Sartuzi then totally blew it.

Why did this museum heist nearly fall apart?
Sartuzi’s idea was to pose as a tourist and ask to be shown the coin. Then, when it was handed to him by the guide, he would hand a fake version of the coin back while pocketing the original. Despite spending a year working on his sleight of hand tricks, the ruse failed. The guide spotted the ruse and immediately asked Sartuzi to leave. Thankfully, he had a backup plan that involved another thing he’d spent the last year cultivating, a large beard.
Sartuzi went home, shaved and hoped that this would be enough to get him past security the next day. Despite this Herculean hubris, it worked. Sartuzi got past security, got another guide to show him the coin, and, by creating a slight diversion thanks to one of the three friends he had filming him, successfully replaced the coin with his high-quality fake. The guide replaced the fake and Sartuzi went on his way. Yet that wasn’t the prestige of Sartuzi’s little magic trick.

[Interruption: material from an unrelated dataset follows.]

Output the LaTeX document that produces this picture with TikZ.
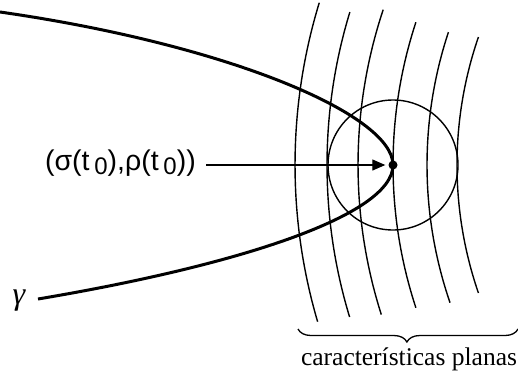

Hilariously, the museum didn’t even realise that their coin had been pinched until after Sartuzi posted about his stunt on Instagram. However, there was no legal action that the museum could take against the young artist. Because the coin, which could be handled by visitors any way they wished, hadn’t actually left the museum. No, rather than make off with it to sell on the black market, Sartuzi had dropped it into their donations box, and they would have been none the wiser had he not pointed this out to them.
Sartuzi submitted this whole saga as his final project at Goldsmiths. According to a spokesperson from the university, it received “a very high mark”. Deservedly so, too.